El escándalo de las emisiones de gases contaminantes urdido por Volkswagen consiste, en primer lugar, en un fraude de gran magnitud que traerá nefastas consecuencias para la empresa, tal y como ha reconocido la propia firma alemana, pero, al mismo tiempo, también revela el profundo ejercicio de hipocresía y engaño que llevan a cabo los gobiernos con la manida excusa de la protección medioambiental.

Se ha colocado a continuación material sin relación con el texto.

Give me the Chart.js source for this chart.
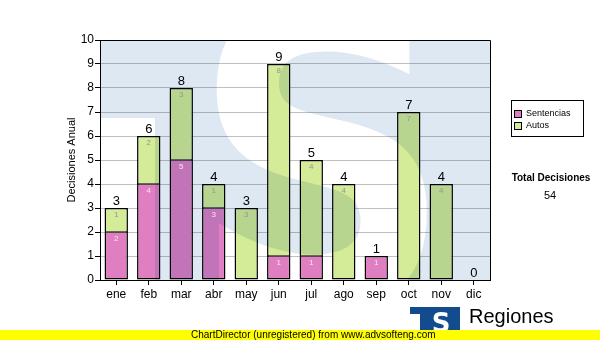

No hay duda. Volkswagen reconoce que engañó a las autoridades estadounidenses mediante un sofisticado software para detectar si el vehículo estaba pasando una inspección y, de este modo, modificar el rendimiento del motor para emitir menos gases contaminantes, ajustándose así a los límites establecidos. Esa técnica está específicamente prohibida en EEUU. Este error, por tanto, le saldrá muy caro a la compañía germana, ya que se enfrenta, no sólo a cuantiosas multas administrativas, sino a un reguero de demandas judiciales por engañar a sus clientes norteamericanos.
Ahora bien, el hecho de que Volkswagen incumpliera la ley no es óbice para denunciar que esa norma es absurda, tendenciosa y maniquea. EEUU impuso en 2008 un límite a los vehículos diésel de 43,5 miligramos de NOx (óxido de nitrógeno) por kilómetro recorrido frente a los 80 miligramos fijados previamente, un umbral que los tribunales estadounidenses consideraban correcto para proteger la salud y que, curiosamente, es el que todavía rige hoy en la UE. Así pues, no tiene ningún sentido sanitario ni medioambiental que EEUU haya reducido a la mitad el límite de emisiones en los diésel en comparación con Europa, a no ser que esta medida persiga, como suele ser habitual, un fin proteccionista. Las regulaciones medioambientales suelen servir en muchas ocasiones como barreras de entrada a la competencia exterior, y, en este sentido, es de sobra conocido el poder y la influencia que tiene la industria automovilística y sus sindicatos para presionar a Washington y proteger el made in USA.
Pero mucho más hipócrita y peligroso, si cabe, es la actitud que están adoptando las autoridades europeas desde que se destapó el escándalo. Para empezar, Bruselas y los estados miembros se han apresurado a lanzar una investigación a fondo para detectar si aquí también se ha cometido este tipo de fraude, así como un endurecimiento inmediato de las inspecciones con el fin de medir la emisión de gases contaminantes bajo condiciones de conducción normal y no sólo en laboratorio, como hasta ahora.
La cuestión es que el cinismo en esta materia no puede ser mayor. En primer lugar, porque la normativa europea permite numerosas técnicas (incluido el uso de software, aunque de forma distinta a lo acontecido en EEUU) para optimizar el rendimiento de los coches en condiciones de homologación. Y, en segundo término, porque estas condiciones de homologación difieren enormemente de lo que sucede en la carretera. Como resultado, el consumo de combustible y la emisión de gases contaminantes que arrojan esas pruebas son muy inferiores a las registradas durante la conducción real. Y esto lo sabían perfectamente las autoridades europeas, de modo que su reacción de sorpresa es puro teatro.
Lo más grave, sin embargo, es que, tras el escándalo de EEUU, algunos políticos parecen ahora dispuestos a hundir una de las grandes industrias de Europa, proclamándose en falsos adalides de la naturaleza y la salud pública con tal de quedar bien ante la opinión pública. Este juego, además de hipócrita, es muy peligroso. Hipócrita porque es injusto que la UE cambie las reglas del juego a mitad de partida, amenazando ahora a las marcas con imponer multas a diestro y siniestro en caso de que las emisiones bajo conducción real superen los registros de laboratorio, ya que la normativa sigue siendo la que es y en ningún caso se puede aplicar una ley con carácter retroactivo. Y peligroso porque, de llegar a cometerse semejante tropelía, Europa se podría llevar por delante un sector altamente productivo y valioso como el de la automoción, corazón de la economía alemana y uno de los componentes más importantes de las exportaciones españolas, poniendo en riesgo la recuperación de la zona euro y cientos de miles de empleos.
El caso Volkswagen precisa menos hipocresía y mucha más seriedad por parte de la UE. El fraude se cometió en EEUU, y la firma alemana pagará por ello, pero si aquí no se cometió ninguna ilegalidad es de una irresponsabilidad enorme poner en cuestión a toda una industria, tal y como están haciendo algunos gobiernos y autoridades comunitarias.